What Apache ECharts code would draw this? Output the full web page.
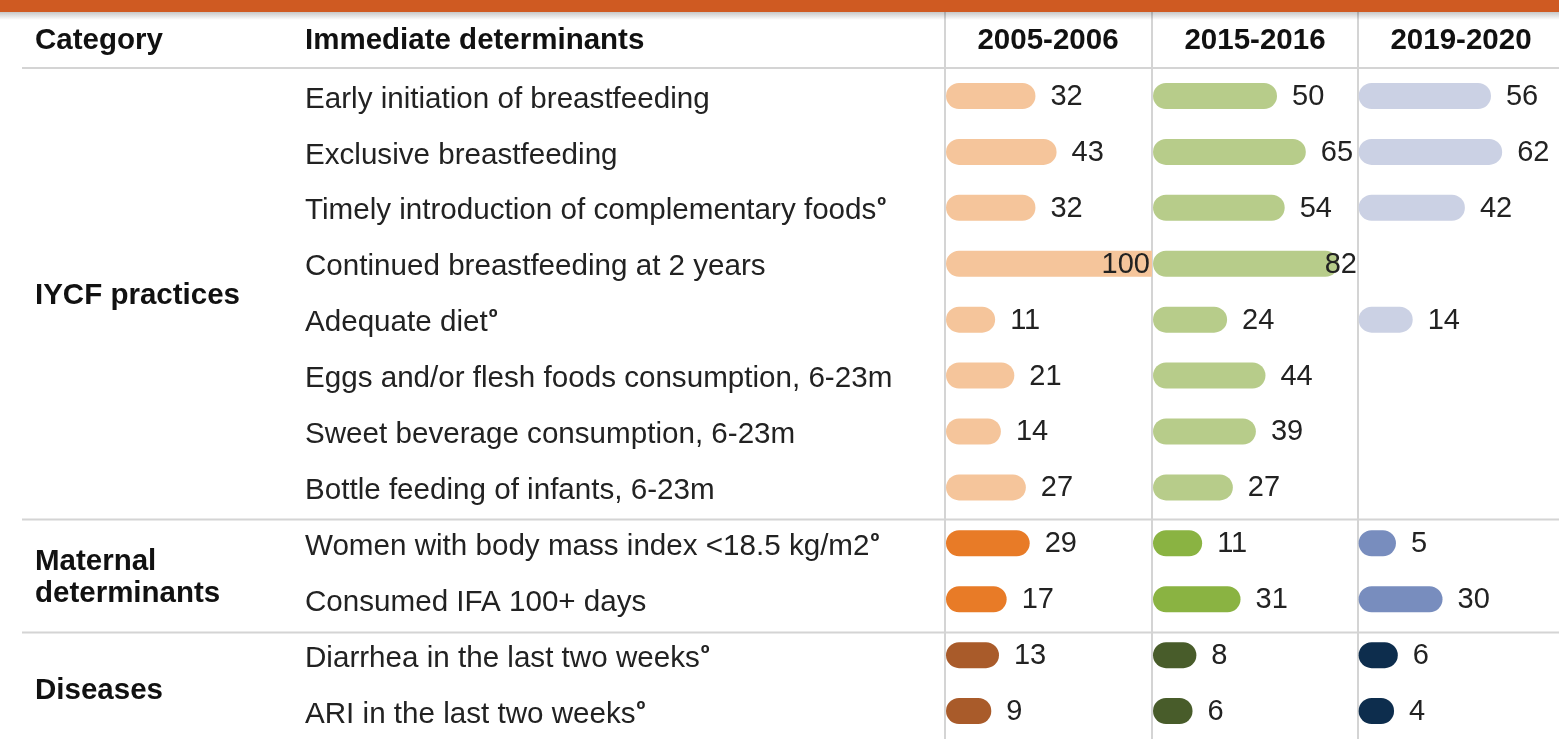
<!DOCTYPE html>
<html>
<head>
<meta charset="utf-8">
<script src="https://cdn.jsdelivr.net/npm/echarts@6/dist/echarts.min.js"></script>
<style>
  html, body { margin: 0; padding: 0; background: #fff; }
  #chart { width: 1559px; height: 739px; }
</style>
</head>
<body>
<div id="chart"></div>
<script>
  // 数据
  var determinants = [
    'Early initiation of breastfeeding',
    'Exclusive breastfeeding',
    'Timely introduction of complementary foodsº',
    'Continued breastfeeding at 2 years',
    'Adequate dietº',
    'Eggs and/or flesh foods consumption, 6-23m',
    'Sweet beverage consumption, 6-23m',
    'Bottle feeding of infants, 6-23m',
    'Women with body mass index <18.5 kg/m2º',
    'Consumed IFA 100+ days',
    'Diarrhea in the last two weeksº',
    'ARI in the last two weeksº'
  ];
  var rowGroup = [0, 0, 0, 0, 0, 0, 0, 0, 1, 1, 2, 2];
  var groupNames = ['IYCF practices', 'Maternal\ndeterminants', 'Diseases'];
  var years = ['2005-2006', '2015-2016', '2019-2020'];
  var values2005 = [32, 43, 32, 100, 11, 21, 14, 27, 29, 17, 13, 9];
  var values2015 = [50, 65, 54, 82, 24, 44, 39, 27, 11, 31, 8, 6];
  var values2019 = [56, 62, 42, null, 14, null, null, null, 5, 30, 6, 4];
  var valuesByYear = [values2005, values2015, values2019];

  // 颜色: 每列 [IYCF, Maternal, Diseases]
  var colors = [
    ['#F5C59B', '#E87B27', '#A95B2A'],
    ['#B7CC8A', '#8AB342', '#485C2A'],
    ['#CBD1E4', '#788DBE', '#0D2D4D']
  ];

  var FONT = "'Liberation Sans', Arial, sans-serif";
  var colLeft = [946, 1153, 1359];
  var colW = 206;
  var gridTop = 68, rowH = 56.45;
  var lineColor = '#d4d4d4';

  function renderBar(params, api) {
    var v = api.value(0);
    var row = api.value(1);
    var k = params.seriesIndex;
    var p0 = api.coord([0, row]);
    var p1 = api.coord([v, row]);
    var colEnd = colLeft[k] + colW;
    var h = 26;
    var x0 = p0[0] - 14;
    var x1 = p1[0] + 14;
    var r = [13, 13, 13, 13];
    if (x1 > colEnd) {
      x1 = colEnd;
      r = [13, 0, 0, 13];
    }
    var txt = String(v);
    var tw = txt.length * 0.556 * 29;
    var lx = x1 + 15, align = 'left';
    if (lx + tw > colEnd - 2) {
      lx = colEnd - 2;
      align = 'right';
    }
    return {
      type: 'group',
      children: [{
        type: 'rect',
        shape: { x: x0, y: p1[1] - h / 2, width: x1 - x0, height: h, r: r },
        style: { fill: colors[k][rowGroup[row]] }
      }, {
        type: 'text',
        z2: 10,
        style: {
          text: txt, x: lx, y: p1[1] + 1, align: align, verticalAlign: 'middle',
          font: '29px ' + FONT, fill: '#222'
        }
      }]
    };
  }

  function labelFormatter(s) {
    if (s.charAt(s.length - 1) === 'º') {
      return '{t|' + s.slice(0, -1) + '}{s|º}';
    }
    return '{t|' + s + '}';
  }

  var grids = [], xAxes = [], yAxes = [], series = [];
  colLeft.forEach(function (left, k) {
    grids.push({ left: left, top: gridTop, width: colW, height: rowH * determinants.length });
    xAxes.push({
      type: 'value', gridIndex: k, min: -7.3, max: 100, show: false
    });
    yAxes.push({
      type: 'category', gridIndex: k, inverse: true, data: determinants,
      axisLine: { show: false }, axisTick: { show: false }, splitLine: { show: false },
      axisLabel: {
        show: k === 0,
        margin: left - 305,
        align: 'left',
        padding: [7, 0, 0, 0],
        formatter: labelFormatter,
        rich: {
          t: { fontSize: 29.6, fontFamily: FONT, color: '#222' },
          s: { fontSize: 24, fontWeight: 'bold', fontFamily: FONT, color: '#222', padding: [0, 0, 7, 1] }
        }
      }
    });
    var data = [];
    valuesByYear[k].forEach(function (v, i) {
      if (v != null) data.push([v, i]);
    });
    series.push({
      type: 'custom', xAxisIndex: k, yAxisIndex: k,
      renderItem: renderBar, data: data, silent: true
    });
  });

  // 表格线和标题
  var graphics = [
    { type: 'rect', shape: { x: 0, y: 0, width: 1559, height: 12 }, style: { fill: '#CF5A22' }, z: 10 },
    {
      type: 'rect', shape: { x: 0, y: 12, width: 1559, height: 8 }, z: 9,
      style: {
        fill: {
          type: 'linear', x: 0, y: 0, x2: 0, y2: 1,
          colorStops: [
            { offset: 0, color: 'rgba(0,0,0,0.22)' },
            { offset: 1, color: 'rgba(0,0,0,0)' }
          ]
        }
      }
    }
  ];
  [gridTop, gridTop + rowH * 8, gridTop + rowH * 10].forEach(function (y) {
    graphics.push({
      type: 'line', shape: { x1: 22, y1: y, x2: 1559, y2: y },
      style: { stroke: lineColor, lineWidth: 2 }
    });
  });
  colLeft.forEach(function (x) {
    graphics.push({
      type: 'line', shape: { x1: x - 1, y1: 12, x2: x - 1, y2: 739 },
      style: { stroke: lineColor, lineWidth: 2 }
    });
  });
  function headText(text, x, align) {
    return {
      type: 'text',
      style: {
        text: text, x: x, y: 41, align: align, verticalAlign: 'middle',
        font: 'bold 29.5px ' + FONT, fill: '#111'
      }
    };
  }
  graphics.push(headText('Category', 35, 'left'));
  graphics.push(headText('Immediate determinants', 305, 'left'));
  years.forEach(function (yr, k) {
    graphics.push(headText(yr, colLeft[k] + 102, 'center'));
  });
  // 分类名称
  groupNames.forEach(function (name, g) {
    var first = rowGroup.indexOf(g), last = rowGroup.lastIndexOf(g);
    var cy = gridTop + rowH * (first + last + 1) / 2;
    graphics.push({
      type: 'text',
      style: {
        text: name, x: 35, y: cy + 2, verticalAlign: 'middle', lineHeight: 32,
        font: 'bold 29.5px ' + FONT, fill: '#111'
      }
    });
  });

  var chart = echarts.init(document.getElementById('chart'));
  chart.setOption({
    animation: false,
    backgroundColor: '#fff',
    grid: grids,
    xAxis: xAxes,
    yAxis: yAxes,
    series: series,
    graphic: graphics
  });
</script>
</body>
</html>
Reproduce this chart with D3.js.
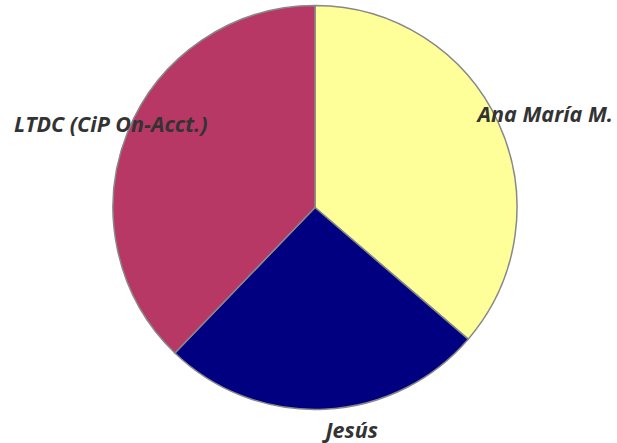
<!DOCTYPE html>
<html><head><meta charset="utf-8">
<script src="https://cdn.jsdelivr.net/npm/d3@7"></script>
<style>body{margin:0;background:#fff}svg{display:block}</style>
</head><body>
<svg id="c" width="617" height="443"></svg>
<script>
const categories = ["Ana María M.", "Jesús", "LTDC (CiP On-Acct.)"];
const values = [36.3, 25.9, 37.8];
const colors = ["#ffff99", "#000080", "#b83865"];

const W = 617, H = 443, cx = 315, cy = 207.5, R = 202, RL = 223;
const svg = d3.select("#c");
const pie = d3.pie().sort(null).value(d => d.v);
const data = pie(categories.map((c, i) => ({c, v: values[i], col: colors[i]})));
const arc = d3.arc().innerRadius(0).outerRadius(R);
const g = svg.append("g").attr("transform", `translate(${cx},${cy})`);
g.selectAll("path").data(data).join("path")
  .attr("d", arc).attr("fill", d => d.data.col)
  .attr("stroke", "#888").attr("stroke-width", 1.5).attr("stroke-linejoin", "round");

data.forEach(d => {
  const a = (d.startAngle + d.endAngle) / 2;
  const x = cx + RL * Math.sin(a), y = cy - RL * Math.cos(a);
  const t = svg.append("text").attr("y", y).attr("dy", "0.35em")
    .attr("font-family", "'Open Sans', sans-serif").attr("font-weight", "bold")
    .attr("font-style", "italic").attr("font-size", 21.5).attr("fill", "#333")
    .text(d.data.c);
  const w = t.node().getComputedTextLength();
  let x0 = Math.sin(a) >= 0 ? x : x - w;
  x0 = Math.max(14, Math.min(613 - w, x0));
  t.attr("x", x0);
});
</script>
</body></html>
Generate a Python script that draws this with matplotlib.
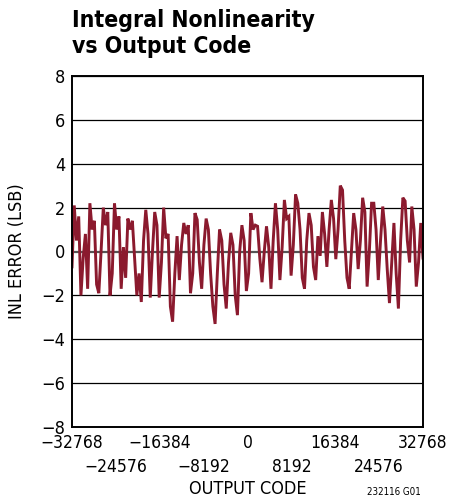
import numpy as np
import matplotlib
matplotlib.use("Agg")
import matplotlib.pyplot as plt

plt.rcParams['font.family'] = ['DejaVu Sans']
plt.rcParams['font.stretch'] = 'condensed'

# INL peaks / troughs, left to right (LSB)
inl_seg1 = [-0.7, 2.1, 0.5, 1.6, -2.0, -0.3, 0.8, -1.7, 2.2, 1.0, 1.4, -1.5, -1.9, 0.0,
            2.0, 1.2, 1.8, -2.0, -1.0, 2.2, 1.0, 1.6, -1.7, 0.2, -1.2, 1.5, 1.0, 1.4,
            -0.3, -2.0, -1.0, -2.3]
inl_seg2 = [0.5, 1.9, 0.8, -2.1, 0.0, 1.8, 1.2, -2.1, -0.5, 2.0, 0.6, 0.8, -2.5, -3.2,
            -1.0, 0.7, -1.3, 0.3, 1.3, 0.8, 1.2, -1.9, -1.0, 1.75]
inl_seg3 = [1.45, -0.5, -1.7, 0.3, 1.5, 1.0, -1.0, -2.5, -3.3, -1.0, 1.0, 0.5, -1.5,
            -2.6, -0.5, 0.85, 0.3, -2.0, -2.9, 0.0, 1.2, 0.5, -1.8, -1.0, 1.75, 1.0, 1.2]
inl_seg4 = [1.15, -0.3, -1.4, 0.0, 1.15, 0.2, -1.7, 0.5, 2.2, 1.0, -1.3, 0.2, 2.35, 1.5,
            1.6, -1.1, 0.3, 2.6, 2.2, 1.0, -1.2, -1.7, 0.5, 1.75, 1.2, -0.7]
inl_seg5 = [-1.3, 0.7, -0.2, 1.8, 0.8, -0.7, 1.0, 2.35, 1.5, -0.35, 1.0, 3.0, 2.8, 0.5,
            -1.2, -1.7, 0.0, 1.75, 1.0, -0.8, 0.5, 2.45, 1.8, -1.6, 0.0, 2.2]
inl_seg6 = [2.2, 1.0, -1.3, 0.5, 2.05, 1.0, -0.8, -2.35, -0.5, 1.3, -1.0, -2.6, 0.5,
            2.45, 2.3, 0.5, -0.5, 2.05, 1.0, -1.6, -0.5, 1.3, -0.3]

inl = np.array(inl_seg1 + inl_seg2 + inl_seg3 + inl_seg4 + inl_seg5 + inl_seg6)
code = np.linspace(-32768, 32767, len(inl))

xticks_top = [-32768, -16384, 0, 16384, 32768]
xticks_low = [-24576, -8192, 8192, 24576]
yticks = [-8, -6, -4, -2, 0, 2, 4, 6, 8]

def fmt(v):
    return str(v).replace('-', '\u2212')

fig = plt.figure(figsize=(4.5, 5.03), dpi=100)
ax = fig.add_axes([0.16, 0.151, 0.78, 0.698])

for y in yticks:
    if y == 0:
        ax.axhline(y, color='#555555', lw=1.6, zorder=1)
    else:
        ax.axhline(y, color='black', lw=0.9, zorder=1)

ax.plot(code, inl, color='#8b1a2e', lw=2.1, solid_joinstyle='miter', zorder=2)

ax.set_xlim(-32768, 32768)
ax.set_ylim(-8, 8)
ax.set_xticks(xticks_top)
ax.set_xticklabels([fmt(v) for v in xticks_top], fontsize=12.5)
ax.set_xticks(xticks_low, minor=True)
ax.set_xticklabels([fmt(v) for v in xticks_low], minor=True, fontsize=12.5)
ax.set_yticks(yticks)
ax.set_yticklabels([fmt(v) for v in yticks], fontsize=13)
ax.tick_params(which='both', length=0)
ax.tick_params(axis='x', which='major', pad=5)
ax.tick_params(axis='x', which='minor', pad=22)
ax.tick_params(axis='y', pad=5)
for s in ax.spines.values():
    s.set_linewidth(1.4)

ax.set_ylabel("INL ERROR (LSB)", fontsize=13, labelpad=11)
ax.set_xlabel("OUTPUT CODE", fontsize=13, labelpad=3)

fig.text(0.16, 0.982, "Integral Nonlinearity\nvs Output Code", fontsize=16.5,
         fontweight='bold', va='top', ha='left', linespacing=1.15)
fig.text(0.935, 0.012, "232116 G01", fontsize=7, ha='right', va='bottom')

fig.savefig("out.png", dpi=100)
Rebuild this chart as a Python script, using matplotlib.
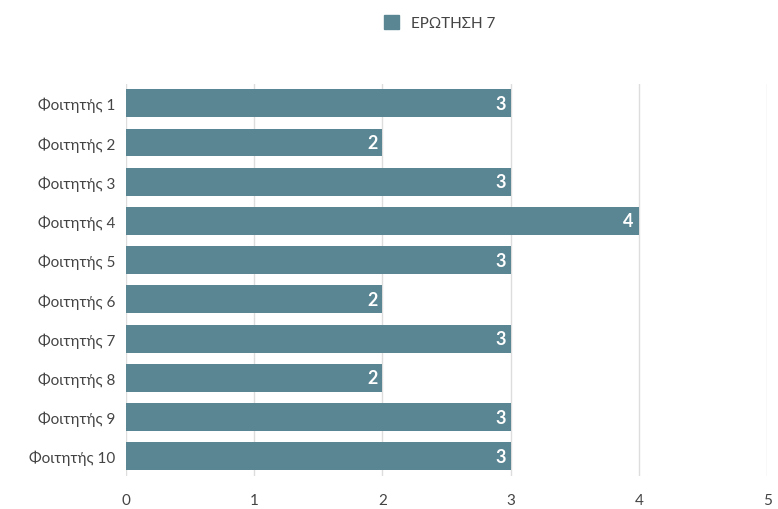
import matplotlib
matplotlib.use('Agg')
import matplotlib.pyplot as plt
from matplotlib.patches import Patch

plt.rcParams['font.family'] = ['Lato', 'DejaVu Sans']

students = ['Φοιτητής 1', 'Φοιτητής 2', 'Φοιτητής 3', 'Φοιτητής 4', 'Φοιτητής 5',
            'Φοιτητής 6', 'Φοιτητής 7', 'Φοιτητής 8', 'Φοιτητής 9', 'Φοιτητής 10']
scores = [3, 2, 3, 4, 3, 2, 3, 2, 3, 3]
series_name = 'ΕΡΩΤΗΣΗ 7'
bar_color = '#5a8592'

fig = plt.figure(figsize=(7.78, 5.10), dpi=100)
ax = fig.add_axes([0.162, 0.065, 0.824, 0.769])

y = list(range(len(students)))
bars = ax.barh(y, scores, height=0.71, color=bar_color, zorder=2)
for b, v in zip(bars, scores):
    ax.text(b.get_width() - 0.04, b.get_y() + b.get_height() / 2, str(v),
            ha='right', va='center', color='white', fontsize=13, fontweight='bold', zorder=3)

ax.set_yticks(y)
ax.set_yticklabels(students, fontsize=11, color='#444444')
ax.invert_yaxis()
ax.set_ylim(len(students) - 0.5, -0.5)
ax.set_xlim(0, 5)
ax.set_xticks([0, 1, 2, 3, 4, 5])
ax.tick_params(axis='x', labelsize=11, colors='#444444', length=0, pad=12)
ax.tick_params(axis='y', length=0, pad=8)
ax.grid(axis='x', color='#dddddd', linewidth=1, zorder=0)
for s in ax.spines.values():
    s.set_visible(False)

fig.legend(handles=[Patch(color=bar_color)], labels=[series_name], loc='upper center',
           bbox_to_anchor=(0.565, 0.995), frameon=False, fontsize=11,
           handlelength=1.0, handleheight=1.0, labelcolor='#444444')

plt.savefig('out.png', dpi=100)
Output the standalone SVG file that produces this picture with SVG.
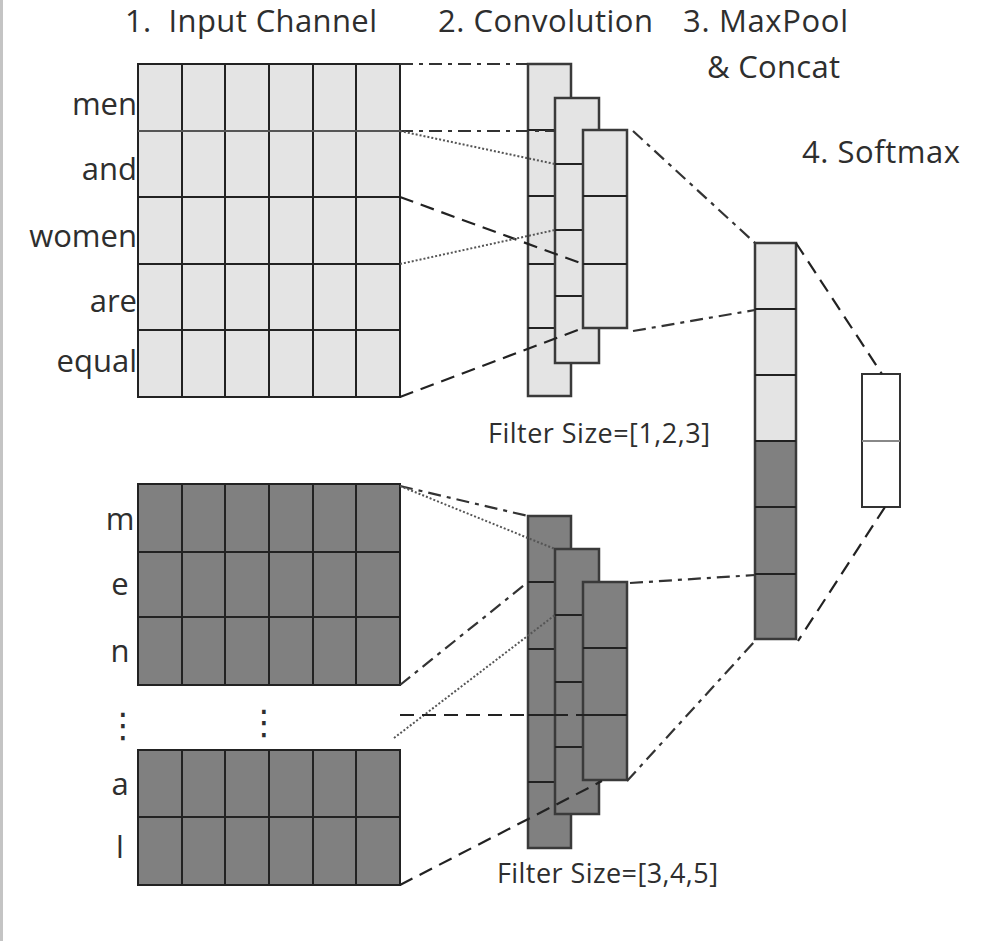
===============
**INSTRUCTIONS TO FOLLOW:**
Reproduce the lines above starting at the one with "Generate a Python" and ending at the one with "plt.rcParams['font.stretch'] = 'condensed'", both included, exactly and with no pictures.

**ANSWER FOR THIS EXERCISE:**
Generate a Python script that draws this with matplotlib.
import numpy as np
import matplotlib
matplotlib.use("Agg")
import matplotlib.pyplot as plt

plt.rcParams['font.family'] = ['DejaVu Sans']
plt.rcParams['font.stretch'] = 'condensed'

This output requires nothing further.